[A block of data]
........

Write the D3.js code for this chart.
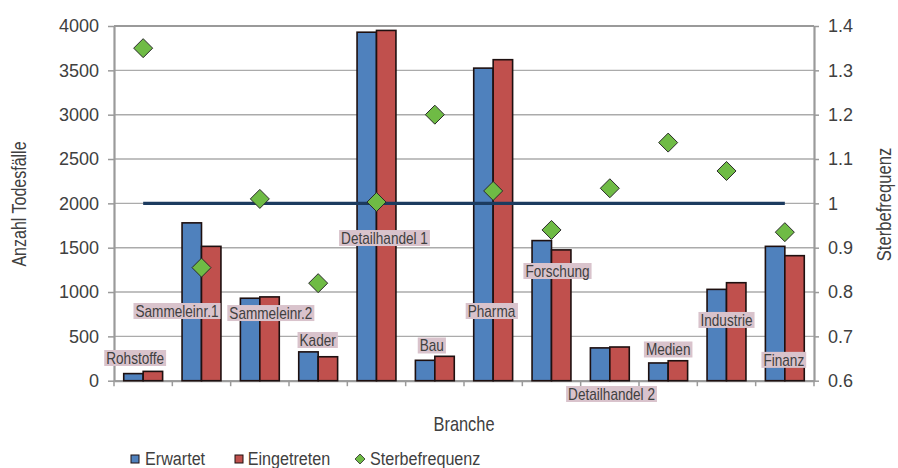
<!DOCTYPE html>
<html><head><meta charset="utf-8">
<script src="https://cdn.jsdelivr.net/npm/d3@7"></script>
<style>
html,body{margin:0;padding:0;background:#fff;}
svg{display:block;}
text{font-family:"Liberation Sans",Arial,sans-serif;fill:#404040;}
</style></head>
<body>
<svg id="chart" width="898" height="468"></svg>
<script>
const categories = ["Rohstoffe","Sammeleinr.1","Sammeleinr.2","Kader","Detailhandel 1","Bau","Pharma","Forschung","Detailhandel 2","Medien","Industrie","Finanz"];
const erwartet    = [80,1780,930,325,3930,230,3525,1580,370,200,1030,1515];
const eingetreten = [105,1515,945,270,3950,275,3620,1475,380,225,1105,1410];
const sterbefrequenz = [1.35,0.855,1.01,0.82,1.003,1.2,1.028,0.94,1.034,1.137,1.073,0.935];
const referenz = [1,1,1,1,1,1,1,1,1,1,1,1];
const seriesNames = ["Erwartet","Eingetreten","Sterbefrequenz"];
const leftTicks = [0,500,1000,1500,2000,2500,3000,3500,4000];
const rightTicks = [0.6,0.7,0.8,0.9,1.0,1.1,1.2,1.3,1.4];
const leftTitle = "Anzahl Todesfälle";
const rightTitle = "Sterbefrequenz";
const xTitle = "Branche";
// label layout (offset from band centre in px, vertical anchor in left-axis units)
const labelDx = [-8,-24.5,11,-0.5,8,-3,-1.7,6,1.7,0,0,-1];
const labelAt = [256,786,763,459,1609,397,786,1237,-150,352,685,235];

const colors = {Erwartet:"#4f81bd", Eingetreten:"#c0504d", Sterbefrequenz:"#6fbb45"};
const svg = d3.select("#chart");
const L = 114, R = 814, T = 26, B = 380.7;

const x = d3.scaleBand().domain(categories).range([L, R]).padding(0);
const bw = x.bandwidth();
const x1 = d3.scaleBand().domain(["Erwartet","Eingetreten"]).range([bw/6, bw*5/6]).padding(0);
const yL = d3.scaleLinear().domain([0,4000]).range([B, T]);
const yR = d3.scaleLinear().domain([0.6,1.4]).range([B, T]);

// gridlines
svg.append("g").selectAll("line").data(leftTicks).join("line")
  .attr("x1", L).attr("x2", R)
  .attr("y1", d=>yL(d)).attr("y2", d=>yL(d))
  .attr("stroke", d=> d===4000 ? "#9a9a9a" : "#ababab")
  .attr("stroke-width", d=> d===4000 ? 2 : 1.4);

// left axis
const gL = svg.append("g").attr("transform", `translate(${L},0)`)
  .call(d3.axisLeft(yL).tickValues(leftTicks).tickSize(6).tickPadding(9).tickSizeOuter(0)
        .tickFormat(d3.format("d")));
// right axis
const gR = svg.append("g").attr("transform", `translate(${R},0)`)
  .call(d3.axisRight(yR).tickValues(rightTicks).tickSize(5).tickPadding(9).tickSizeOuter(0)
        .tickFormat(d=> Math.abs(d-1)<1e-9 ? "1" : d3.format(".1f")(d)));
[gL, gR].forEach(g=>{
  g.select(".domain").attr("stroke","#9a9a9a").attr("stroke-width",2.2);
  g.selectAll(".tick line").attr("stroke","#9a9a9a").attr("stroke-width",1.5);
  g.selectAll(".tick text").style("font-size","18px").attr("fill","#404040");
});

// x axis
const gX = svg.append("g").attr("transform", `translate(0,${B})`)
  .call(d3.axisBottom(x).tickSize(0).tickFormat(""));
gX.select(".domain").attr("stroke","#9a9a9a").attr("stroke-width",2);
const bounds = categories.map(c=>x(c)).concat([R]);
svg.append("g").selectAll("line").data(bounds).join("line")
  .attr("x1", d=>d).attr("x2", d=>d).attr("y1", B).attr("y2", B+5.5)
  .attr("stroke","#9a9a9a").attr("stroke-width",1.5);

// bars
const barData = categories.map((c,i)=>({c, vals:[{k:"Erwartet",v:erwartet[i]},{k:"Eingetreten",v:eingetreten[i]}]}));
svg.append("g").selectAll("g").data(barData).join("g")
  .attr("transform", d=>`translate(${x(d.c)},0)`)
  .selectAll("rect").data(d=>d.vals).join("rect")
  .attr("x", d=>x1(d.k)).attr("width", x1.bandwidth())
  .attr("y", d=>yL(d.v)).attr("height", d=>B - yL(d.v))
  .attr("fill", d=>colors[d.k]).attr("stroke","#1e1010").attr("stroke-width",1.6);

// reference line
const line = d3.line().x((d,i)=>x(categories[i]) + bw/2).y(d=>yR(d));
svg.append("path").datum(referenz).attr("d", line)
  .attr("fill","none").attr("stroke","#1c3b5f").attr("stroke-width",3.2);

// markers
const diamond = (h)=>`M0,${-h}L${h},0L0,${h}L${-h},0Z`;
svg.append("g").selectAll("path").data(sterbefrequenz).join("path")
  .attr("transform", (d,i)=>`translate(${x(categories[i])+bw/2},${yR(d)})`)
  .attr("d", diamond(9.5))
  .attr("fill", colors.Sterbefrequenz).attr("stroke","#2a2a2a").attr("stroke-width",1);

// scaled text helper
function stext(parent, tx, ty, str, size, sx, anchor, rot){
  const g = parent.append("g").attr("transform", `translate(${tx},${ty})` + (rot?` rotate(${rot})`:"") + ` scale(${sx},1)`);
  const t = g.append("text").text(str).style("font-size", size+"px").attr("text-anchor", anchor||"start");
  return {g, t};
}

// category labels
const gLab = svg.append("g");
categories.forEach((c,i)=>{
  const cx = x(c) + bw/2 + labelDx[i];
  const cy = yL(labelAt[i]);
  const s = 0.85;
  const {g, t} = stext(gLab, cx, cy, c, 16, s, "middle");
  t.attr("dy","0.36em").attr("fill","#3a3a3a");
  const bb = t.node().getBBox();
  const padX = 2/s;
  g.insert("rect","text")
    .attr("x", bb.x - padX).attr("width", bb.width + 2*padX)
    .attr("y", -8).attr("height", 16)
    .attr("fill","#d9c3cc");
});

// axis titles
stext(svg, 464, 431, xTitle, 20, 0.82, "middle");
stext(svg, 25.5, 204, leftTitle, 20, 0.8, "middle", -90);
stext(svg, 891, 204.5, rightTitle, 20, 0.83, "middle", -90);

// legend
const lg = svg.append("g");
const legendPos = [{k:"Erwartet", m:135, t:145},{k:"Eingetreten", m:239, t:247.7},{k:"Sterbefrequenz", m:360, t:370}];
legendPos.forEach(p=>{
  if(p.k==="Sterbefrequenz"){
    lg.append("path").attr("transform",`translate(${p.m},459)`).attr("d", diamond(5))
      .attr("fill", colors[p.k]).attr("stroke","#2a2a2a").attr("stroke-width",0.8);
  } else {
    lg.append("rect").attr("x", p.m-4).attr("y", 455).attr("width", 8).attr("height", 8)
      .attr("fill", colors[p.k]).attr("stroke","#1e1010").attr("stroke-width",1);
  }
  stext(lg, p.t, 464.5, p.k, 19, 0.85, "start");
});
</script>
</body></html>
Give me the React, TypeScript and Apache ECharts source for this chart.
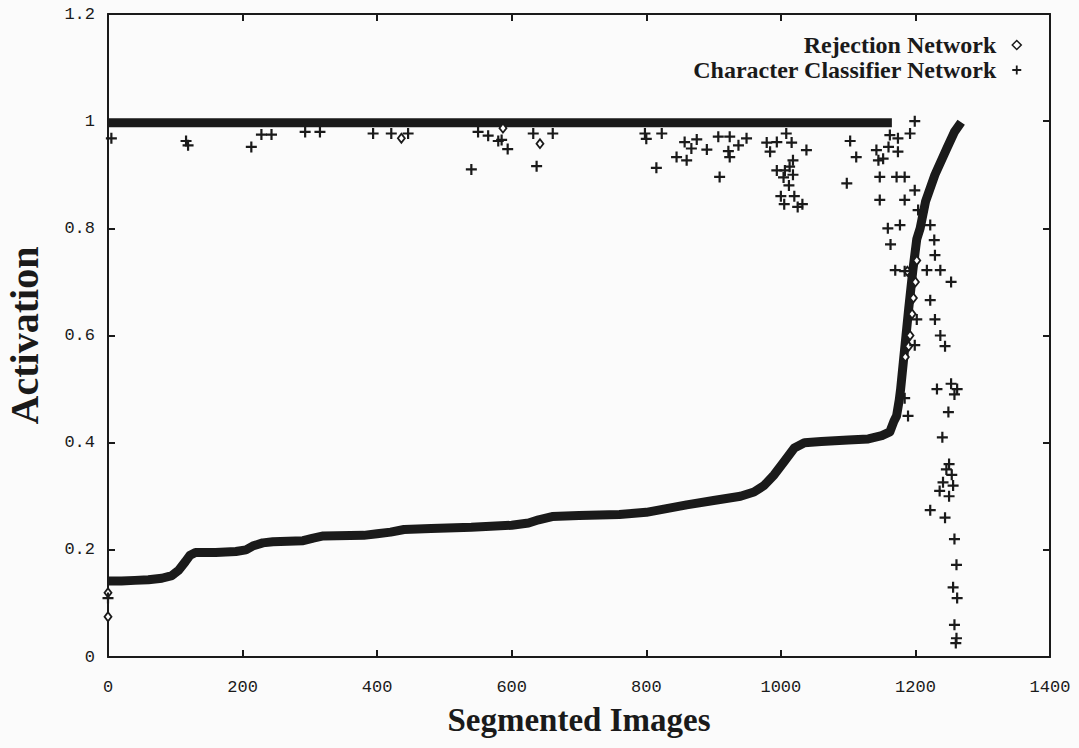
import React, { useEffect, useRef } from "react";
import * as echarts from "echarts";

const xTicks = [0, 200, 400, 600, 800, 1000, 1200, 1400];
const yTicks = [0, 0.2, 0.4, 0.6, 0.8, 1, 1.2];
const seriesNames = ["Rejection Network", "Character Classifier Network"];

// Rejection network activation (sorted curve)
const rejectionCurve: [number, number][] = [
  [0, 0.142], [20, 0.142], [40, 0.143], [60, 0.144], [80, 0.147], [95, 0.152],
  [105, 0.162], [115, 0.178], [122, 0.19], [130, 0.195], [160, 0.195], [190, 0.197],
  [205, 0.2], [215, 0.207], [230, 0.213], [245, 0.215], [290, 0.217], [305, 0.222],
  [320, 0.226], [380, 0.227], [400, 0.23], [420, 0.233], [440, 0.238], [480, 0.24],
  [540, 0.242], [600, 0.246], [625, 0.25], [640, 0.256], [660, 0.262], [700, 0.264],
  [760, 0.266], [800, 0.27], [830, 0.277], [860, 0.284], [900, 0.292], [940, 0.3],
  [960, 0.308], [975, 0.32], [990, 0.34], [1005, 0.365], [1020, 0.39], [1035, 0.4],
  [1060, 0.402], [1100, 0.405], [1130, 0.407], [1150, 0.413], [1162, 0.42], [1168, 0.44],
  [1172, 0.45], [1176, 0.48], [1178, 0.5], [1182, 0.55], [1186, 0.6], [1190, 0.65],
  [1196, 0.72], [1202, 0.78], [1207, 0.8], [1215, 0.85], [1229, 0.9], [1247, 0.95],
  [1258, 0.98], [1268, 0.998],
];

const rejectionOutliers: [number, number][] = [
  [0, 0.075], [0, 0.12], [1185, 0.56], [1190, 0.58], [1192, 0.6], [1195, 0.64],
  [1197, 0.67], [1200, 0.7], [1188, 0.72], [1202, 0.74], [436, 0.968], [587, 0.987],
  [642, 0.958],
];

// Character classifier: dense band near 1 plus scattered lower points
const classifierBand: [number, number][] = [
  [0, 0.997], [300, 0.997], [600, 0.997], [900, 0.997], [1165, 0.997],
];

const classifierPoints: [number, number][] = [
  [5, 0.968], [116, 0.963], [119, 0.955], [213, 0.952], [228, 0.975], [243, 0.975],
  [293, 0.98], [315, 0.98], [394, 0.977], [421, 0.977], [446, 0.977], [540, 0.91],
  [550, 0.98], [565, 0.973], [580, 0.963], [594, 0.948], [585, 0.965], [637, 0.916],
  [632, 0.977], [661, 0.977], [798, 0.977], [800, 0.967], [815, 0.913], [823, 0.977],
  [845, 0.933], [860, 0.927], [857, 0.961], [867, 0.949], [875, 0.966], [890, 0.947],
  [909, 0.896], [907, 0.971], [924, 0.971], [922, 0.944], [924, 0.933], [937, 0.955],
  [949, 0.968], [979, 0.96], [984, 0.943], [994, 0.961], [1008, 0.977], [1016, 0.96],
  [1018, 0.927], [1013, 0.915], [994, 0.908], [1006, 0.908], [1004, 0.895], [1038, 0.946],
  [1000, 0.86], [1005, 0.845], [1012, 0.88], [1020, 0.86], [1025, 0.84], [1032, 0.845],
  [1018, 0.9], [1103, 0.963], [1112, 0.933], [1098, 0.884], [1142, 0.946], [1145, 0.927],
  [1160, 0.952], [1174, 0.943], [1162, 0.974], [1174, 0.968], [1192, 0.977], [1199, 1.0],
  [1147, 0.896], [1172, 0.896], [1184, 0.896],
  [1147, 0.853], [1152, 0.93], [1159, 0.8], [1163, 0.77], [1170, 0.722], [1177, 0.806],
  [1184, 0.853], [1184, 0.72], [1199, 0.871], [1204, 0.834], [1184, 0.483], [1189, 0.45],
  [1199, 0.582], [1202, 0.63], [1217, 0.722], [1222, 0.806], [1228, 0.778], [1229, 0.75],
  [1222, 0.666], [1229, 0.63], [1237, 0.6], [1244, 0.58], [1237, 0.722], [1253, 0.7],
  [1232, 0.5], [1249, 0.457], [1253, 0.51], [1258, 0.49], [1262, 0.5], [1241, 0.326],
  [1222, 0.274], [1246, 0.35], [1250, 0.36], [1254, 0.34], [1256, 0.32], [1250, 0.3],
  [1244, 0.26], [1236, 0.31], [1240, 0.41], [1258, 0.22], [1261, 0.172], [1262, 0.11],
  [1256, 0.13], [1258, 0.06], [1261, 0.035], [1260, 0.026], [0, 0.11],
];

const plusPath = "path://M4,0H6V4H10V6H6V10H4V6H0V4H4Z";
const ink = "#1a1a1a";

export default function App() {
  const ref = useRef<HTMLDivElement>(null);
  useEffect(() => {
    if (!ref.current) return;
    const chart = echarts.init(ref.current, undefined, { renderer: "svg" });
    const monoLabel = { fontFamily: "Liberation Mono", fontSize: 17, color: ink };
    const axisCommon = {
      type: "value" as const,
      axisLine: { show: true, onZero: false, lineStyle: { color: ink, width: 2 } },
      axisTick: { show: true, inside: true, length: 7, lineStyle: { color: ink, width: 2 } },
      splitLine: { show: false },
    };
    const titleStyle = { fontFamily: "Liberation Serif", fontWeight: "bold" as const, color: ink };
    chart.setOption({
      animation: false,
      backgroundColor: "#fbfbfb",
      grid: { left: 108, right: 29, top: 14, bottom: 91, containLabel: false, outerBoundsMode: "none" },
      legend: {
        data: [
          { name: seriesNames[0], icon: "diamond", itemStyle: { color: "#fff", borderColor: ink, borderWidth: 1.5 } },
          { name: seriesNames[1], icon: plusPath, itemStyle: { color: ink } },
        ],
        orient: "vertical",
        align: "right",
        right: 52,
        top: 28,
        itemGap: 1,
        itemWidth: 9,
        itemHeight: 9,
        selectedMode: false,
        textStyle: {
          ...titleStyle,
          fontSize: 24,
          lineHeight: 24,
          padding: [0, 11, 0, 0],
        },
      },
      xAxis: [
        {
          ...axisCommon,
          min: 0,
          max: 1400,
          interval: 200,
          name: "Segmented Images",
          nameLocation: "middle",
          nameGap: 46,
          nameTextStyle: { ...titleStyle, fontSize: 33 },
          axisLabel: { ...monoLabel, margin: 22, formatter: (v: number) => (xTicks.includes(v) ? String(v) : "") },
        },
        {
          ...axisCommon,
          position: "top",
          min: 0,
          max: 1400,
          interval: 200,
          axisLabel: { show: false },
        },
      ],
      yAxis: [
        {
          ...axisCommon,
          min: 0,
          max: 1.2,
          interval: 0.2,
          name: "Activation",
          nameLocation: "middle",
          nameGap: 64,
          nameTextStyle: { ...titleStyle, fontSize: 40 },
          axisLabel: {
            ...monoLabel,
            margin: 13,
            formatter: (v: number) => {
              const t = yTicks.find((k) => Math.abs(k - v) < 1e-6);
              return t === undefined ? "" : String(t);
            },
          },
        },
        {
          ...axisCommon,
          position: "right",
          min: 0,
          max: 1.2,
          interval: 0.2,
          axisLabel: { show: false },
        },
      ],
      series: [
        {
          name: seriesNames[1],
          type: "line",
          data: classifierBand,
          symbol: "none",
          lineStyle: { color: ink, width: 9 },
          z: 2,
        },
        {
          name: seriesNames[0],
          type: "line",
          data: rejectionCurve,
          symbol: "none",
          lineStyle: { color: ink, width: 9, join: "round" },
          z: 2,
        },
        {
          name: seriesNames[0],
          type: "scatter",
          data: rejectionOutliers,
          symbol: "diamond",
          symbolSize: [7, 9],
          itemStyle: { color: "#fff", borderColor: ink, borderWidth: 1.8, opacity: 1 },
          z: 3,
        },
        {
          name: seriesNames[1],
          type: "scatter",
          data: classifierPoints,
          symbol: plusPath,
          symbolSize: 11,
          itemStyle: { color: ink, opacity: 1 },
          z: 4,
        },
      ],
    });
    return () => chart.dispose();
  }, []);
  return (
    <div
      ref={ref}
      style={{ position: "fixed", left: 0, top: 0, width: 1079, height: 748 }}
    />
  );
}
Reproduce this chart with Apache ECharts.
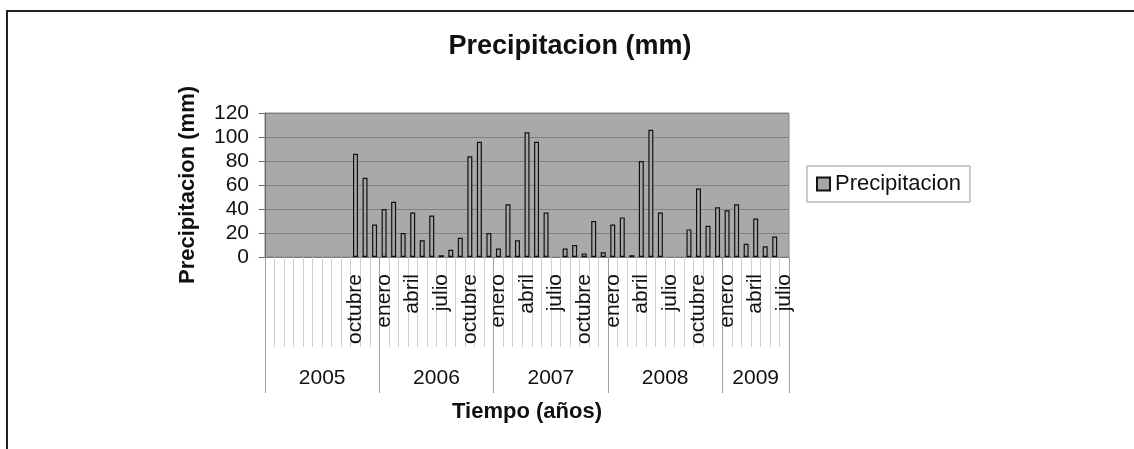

........

SET EXERCISE »
Set the lines above down again, word for word, from the first through the one containing "labelAt = [256,786,763,459,1609,397,786,1237,-150,352,685,235];"; pictures excluded.

ANSWER TO THIS TASK »
Write the D3.js code for this chart.
<!DOCTYPE html>
<html><head><meta charset="utf-8">
<script src="https://cdn.jsdelivr.net/npm/d3@7"></script>
<style>
html,body{margin:0;padding:0;background:#fff;}
svg{display:block;}
text{font-family:"Liberation Sans",Arial,sans-serif;fill:#404040;}
</style></head>
<body>
<svg id="chart" width="898" height="468"></svg>
<script>
const categories = ["Rohstoffe","Sammeleinr.1","Sammeleinr.2","Kader","Detailhandel 1","Bau","Pharma","Forschung","Detailhandel 2","Medien","Industrie","Finanz"];
const erwartet    = [80,1780,930,325,3930,230,3525,1580,370,200,1030,1515];
const eingetreten = [105,1515,945,270,3950,275,3620,1475,380,225,1105,1410];
const sterbefrequenz = [1.35,0.855,1.01,0.82,1.003,1.2,1.028,0.94,1.034,1.137,1.073,0.935];
const referenz = [1,1,1,1,1,1,1,1,1,1,1,1];
const seriesNames = ["Erwartet","Eingetreten","Sterbefrequenz"];
const leftTicks = [0,500,1000,1500,2000,2500,3000,3500,4000];
const rightTicks = [0.6,0.7,0.8,0.9,1.0,1.1,1.2,1.3,1.4];
const leftTitle = "Anzahl Todesfälle";
const rightTitle = "Sterbefrequenz";
const xTitle = "Branche";
// label layout (offset from band centre in px, vertical anchor in left-axis units)
const labelDx = [-8,-24.5,11,-0.5,8,-3,-1.7,6,1.7,0,0,-1];
const labelAt = [256,786,763,459,1609,397,786,1237,-150,352,685,235];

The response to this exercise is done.